Bill 21 does not misapply religious neutrality. It understands and applies it through a French lens. This differs from the English lens that interprets religious neutrality on the federal level. This is perhaps why Anglophone Quebecois were more upset with the bill than their Francophone fellows—indeed, English-language school boards were exempted from the law by Canada’s Supreme Court. It is important to recall that the notwithstanding clause of the Canadian Constitution, which was invoked by Quebec’s National Assembly in passing Bill 21, was intended precisely so that unreasonable court decisions could be rejected by Parliament and provincial legislatures. In 1981, Justice Minister Jean Chrétien stated clearly that the clause would allow legislatures to quickly ‘correct absurd situations’ resulting from court decisions. ‘We needed to have the supremacy of the legislature over the courts,’ Peter Lougheed, then the Alberta premier, who suggested the clause in the final negotiations on the Constitution in the early 1980s, explained. ‘We did not [want] to be in a position where public policy was being dictated or determined by non-elected people.’

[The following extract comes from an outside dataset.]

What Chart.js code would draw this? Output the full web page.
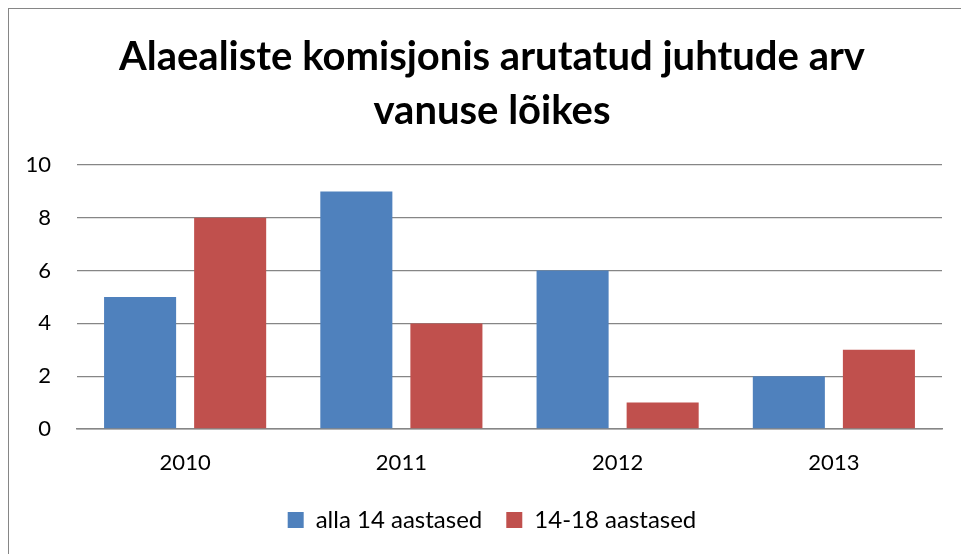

The question, then, is this: What kind, or rather kinds, of religious beliefs will be accommodated, permitted and tolerated? Quebec more than perhaps the rest of Canada at present has an excellent chance of strengthening its vigorously pluralistic society. But for this to happen, religious groups need to be compelled to abandon certain presumptions that are incompatible with Quebec’s open liberal democratic society—and should certainly not be allowed to undermine Quebecois secularism.

‘A nation is judged by how it treats its minorities,’ Lévesque once said. Must we now shy away from treating religious minorities with the same maturity as we would any other religious group? Why should we not have the same expectations of minority groups as with any others? Should they not be expected to assimilate and to be open to justified criticism of their practices and beliefs? Is it not insulting to give special protections to their feelings of offence?

The domestication of religion is one of the unremitting responsibilities, as well as one of the hallmarks, of civilisation. Those who, inspired by nebulous notions of diversity, equity and inclusion, would cast aside liberal and Enlightenment values, must understand that they would be throwing away the very things that make liberal democracy a system worth having in the first place. Quebec’s Bill 21 is an assertion of liberalism in the spirit of the Quiet Revolution, not a negation of it, and the values of laïcité are among the most precious—and hard-won—that Quebec has.